# To do
Pictures stay out. Extract the lines below from the first one through the line with "S_rhopal = [54, 31, 20, 9, 16, 10, 14]", both included.

# Rows from a dataset of charts and code
######

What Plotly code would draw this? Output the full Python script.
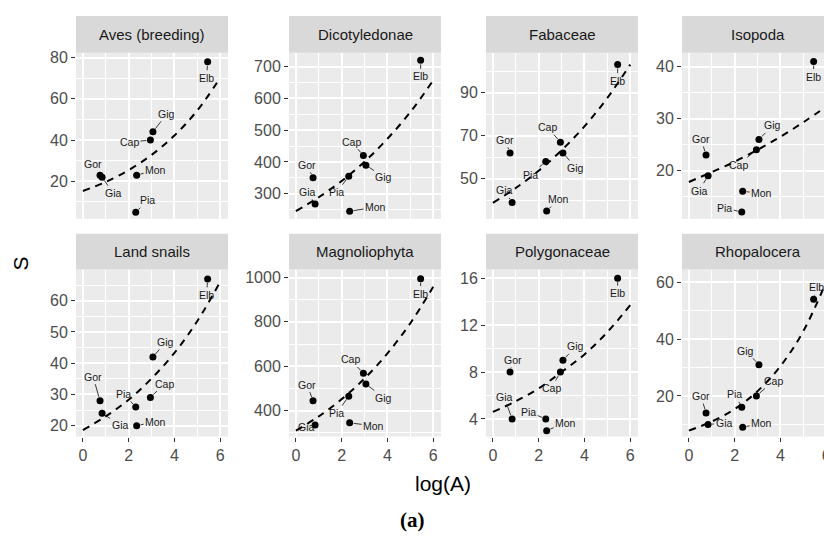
import plotly.graph_objects as go

# ---------------- data ----------------
islands = ["Elb", "Gig", "Cap", "Mon", "Pia", "Gia", "Gor"]
log_area = [5.45, 3.06, 2.95, 2.35, 2.31, 0.84, 0.75]

taxa = ["Aves (breeding)", "Dicotyledonae", "Fabaceae", "Isopoda",
        "Land snails", "Magnoliophyta", "Polygonaceae", "Rhopalocera"]

S_aves = [78, 44, 40, 23, 5, 22, 23]
S_dicot = [720, 390, 420, 245, 355, 268, 350]
S_fabaceae = [103, 62, 67, 35, 58, 39, 62]
S_isopoda = [41, 26, 24, 16, 12, 19, 23]
S_snails = [67, 42, 29, 20, 26, 24, 28]
S_magnolio = [995, 520, 568, 345, 465, 335, 445]
S_polygon = [16, 9, 8, 3, 4, 4, 8]
S_rhopal = [54, 31, 20, 9, 16, 10, 14]

# fitted curve at log(A) = 0..6
fit_x = [0, 1, 2, 3, 4, 5, 6]
fit_aves = [15.3, 19.7, 25.4, 32.8, 42.2, 54.4, 70.2]
fit_dicot = [245, 289, 340, 401, 473, 557, 657]
fit_fabaceae = [38.8, 45.7, 53.7, 63.2, 74.3, 87.5, 103]
fit_isopoda = [17.8, 19.7, 21.7, 24.0, 26.5, 29.3, 32.3]
fit_snails = [18.6, 23.0, 28.3, 35.1, 43.3, 53.5, 66.1]
fit_magnolio = [310, 374, 452, 545, 658, 794, 958]
fit_polygon = [4.6, 5.5, 6.6, 8.0, 9.5, 11.4, 13.7]
fit_rhopal = [7.8, 11.0, 15.4, 21.7, 30.5, 42.8, 60.2]

x_ticks = [0, 2, 4, 6]
yt_aves = [20, 40, 60, 80]
yt_dicot = [300, 400, 500, 600, 700]
yt_fabaceae = [50, 70, 90]
yt_isopoda = [20, 30, 40]
yt_snails = [20, 30, 40, 50, 60]
yt_magnolio = [400, 600, 800, 1000]
yt_polygon = [4, 8, 12, 16]
yt_rhopal = [20, 40, 60]

S_all = [S_aves, S_dicot, S_fabaceae, S_isopoda, S_snails, S_magnolio, S_polygon, S_rhopal]
fit_all = [fit_aves, fit_dicot, fit_fabaceae, fit_isopoda, fit_snails, fit_magnolio, fit_polygon, fit_rhopal]
yt_all = [yt_aves, yt_dicot, yt_fabaceae, yt_isopoda, yt_snails, yt_magnolio, yt_polygon, yt_rhopal]

# ---------------- layout geometry (pixels) ----------------
W, H = 840, 547
col_px = [(76, 228), (289, 441), (486, 638), (682, 834)]
row_px = [(50, 217), (268, 436)]
strip_px = [(13, 50), (232, 268)]
x_range = [-0.3, 6.34]
y_ranges = [[1.8, 82.4], [221, 744], [31.4, 108.5], [10.7, 42.7],
            [16.5, 70.0], [283, 1036], [2.49, 16.74], [5.7, 64.5]]
# label offsets in pixels (dx, dy) per panel in island order
label_off = [
    [(-1, 16), (14, -18), (-21, 2), (19, -5), (12, -12), (11, 16), (-7, -11)],
    [(0, 16), (18, 12), (-12, -14), (26, -4), (-12, 16), (-8, -12), (-6, -13)],
    [(0, 16), (13, 15), (-13, -15), (12, -12), (-15, 13), (-8, -12), (-5, -13)],
    [(0, 15), (14, -14), (-18, 15), (19, 2), (-17, -4), (-9, 15), (-5, -16)],
    [(-1, 16), (13, -15), (14, -14), (19, -4), (-12, -13), (18, 12), (-7, -24)],
    [(0, 15), (18, 14), (-13, -14), (24, 3), (-12, 17), (-9, 2), (-6, -16)],
    [(0, 15), (13, -14), (-9, 16), (19, -8), (-17, -7), (-8, -22), (3, -12)],
    [(3, -12), (-13, -14), (17, -15), (19, -4), (-7, -13), (16, -1), (-5, -17)],
]

FONT = "Liberation Sans, Arial, sans-serif"

def fx(px):
    return px / W

def fy(py):
    return 1 - py / H

fig = go.Figure()
layout = {}
annotations = []
shapes = []

for i, taxon in enumerate(taxa):
    r, c = divmod(i, 4)
    n = i + 1
    xa = "x" if n == 1 else f"x{n}"
    ya = "y" if n == 1 else f"y{n}"
    xkey = "xaxis" if n == 1 else f"xaxis{n}"
    ykey = "yaxis" if n == 1 else f"yaxis{n}"

    fig.add_trace(go.Scatter(
        x=fit_x, y=fit_all[i], mode="lines", line=dict(color="black", width=2, dash="7px,6px", shape="spline"),
        xaxis=xa, yaxis=ya, showlegend=False, hoverinfo="skip"))
    fig.add_trace(go.Scatter(
        x=log_area, y=S_all[i], mode="markers", marker=dict(color="black", size=7),
        text=islands, xaxis=xa, yaxis=ya, showlegend=False))

    bottom = r == 1
    layout[xkey] = dict(
        domain=[fx(col_px[c][0]), fx(col_px[c][1])], anchor=ya, range=x_range,
        tickmode="array", tickvals=x_ticks, showticklabels=bottom,
        ticks="outside" if bottom else "", ticklen=4, tickwidth=1.2, tickcolor="#333333",
        tickfont=dict(family=FONT, size=16, color="#4D4D4D"),
        showgrid=True, gridcolor="white", gridwidth=1.6, zeroline=False, showline=False,
        minor=dict(tickmode="linear", tick0=1, dtick=2, showgrid=True, gridcolor="white", gridwidth=0.8, ticks=""),
        fixedrange=True)
    yt = yt_all[i]
    step = yt[1] - yt[0]
    layout[ykey] = dict(
        domain=[fy(row_px[r][1]), fy(row_px[r][0])], anchor=xa, range=y_ranges[i],
        tickmode="array", tickvals=yt, ticks="outside", ticklen=4, tickwidth=1.2, tickcolor="#333333",
        tickfont=dict(family=FONT, size=16, color="#4D4D4D"),
        showgrid=True, gridcolor="white", gridwidth=1.6, zeroline=False, showline=False,
        minor=dict(tickmode="linear", tick0=0, dtick=step / 2, showgrid=True, gridcolor="white", gridwidth=0.8, ticks=""),
        fixedrange=True)

    # strip
    shapes.append(dict(type="rect", xref="paper", yref="paper",
                       x0=fx(col_px[c][0]), x1=fx(col_px[c][1]),
                       y0=fy(strip_px[r][1]), y1=fy(strip_px[r][0]),
                       fillcolor="#D9D9D9", line=dict(width=0), layer="below"))
    annotations.append(dict(text=taxon, xref="paper", yref="paper",
                            x=fx((col_px[c][0] + col_px[c][1]) / 2),
                            y=fy((strip_px[r][0] + strip_px[r][1]) / 2),
                            showarrow=False, xanchor="center", yanchor="middle",
                            font=dict(family=FONT, size=15, color="#1A1A1A")))

    # point labels
    for j, isl in enumerate(islands):
        dx, dy = label_off[i][j]
        annotations.append(dict(text=isl, x=log_area[j], y=S_all[i][j], xref=xa, yref=ya,
                                ax=dx, ay=dy, axref="pixel", ayref="pixel",
                                showarrow=True, arrowhead=0, arrowwidth=0.9, arrowcolor="#222222",
                                standoff=4, startstandoff=0,
                                font=dict(family=FONT, size=10.5, color="#1A1A1A")))

annotations.append(dict(text="S", xref="paper", yref="paper", x=fx(21), y=fy(262),
                        showarrow=False, textangle=-90, xanchor="center", yanchor="middle",
                        font=dict(family=FONT, size=21, color="black")))
annotations.append(dict(text="log(A)", xref="paper", yref="paper", x=fx(443), y=fy(483),
                        showarrow=False, xanchor="center", yanchor="middle",
                        font=dict(family=FONT, size=21, color="black")))
annotations.append(dict(text="<b>(a)</b>", xref="paper", yref="paper", x=fx(412), y=fy(520),
                        showarrow=False, xanchor="center", yanchor="middle",
                        font=dict(family="Liberation Serif, Times New Roman, serif", size=21, color="black")))

fig.update_layout(
    width=W, height=H, margin=dict(l=0, r=0, t=0, b=0),
    paper_bgcolor="white", plot_bgcolor="#EBEBEB",
    annotations=annotations, shapes=shapes, showlegend=False,
    **layout)

fig.write_html("out.html", config={"displayModeBar": False},
               post_script="document.body.style.margin='0';document.body.style.overflow='hidden';")
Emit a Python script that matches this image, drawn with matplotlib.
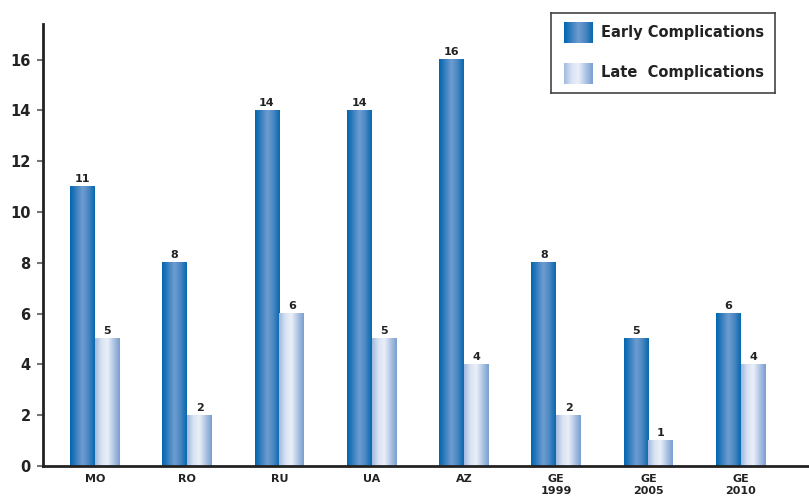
import numpy as np
import matplotlib
matplotlib.use('Agg')
import matplotlib.pyplot as plt
from matplotlib.colors import LinearSegmentedColormap

# data
countries = ['MO', 'RO', 'RU', 'UA', 'AZ', 'GE\n1999', 'GE\n2005', 'GE\n2010']
early = [11, 8, 14, 14, 16, 8, 5, 6]
late = [5, 2, 6, 5, 4, 2, 1, 4]

# horizontal gradients that give the bars a rounded look
early_cmap = LinearSegmentedColormap.from_list(
    'early', ['#0066ae', '#3a80c0', '#6f9dd0', '#4a86c2', '#0868ae'])
late_cmap = LinearSegmentedColormap.from_list(
    'late', ['#a0badf', '#d8e2f2', '#ebf0f9', '#b0c5e4', '#7a9fd0'])
grad = np.linspace(0, 1, 64).reshape(1, -1)

W, H = 809, 496
fig = plt.figure(figsize=(W / 100, H / 100), dpi=100)
ax = fig.add_axes([43 / W, 30 / H, (W - 43) / W, (466 - 24) / H])

bw = 0.27
x = np.arange(len(countries))


def grad_bar(axis, x0, h, cmap):
    axis.imshow(grad, cmap=cmap, extent=[x0, x0 + bw, 0, h],
                aspect='auto', interpolation='bicubic', zorder=2)


for i in range(len(countries)):
    grad_bar(ax, x[i] - bw, early[i], early_cmap)
    grad_bar(ax, x[i], late[i], late_cmap)
    ax.text(x[i] - bw / 2, early[i] + 0.1, str(early[i]), ha='center', va='bottom',
            fontsize=8, fontweight='bold', color='#222222')
    ax.text(x[i] + bw / 2, late[i] + 0.1, str(late[i]), ha='center', va='bottom',
            fontsize=8, fontweight='bold', color='#222222')

ax.set_xlim(-0.563, 7.74)
ax.set_ylim(0, 17.4)
ax.set_xticks(x)
ax.set_xticklabels(countries, fontsize=8, fontweight='bold', color='#222222',
                   linespacing=1.15)
ax.set_yticks(range(0, 17, 2))
ax.set_yticklabels([str(v) for v in range(0, 17, 2)], fontsize=10.5,
                   fontweight='bold', color='#222222')
ax.tick_params(axis='x', length=0, pad=6)
ax.tick_params(axis='y', length=4.5, width=1.5, color='#777777', pad=4.5)
for s in ['top', 'right']:
    ax.spines[s].set_visible(False)
ax.spines['left'].set_linewidth(2)
ax.spines['bottom'].set_linewidth(2)
ax.spines['left'].set_color('#222222')
ax.spines['bottom'].set_color('#222222')

# legend box drawn by hand so the swatches keep the gradient
lax = fig.add_axes([551 / W, (H - 93) / H, (775 - 551) / W, 80 / H])
lax.set_xlim(0, 224)
lax.set_ylim(80, 0)
lax.set_xticks([])
lax.set_yticks([])
for s in lax.spines.values():
    s.set_linewidth(1.2)
    s.set_color('#444444')
lax.imshow(grad, cmap=early_cmap, extent=[13, 42, 30, 9], aspect='auto',
           interpolation='bicubic')
lax.imshow(grad, cmap=late_cmap, extent=[13, 42, 71, 50], aspect='auto',
           interpolation='bicubic')
lax.text(50, 20, 'Early Complications', va='center', fontsize=10.5,
         fontweight='bold', color='#222222')
lax.text(50, 60, 'Late  Complications', va='center', fontsize=10.5,
         fontweight='bold', color='#222222')

plt.savefig('out.png', dpi=100)
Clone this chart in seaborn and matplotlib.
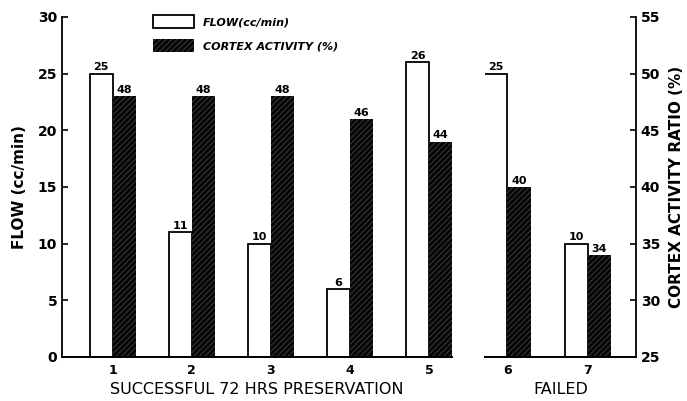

######

# Reply
What Plotly code would draw this? Output the full Python script.
import plotly.graph_objects as go

# ---------------- data ----------------
islands = ["Elb", "Gig", "Cap", "Mon", "Pia", "Gia", "Gor"]
log_area = [5.45, 3.06, 2.95, 2.35, 2.31, 0.84, 0.75]

taxa = ["Aves (breeding)", "Dicotyledonae", "Fabaceae", "Isopoda",
        "Land snails", "Magnoliophyta", "Polygonaceae", "Rhopalocera"]

S_aves = [78, 44, 40, 23, 5, 22, 23]
S_dicot = [720, 390, 420, 245, 355, 268, 350]
S_fabaceae = [103, 62, 67, 35, 58, 39, 62]
S_isopoda = [41, 26, 24, 16, 12, 19, 23]
S_snails = [67, 42, 29, 20, 26, 24, 28]
S_magnolio = [995, 520, 568, 345, 465, 335, 445]
S_polygon = [16, 9, 8, 3, 4, 4, 8]
S_rhopal = [54, 31, 20, 9, 16, 10, 14]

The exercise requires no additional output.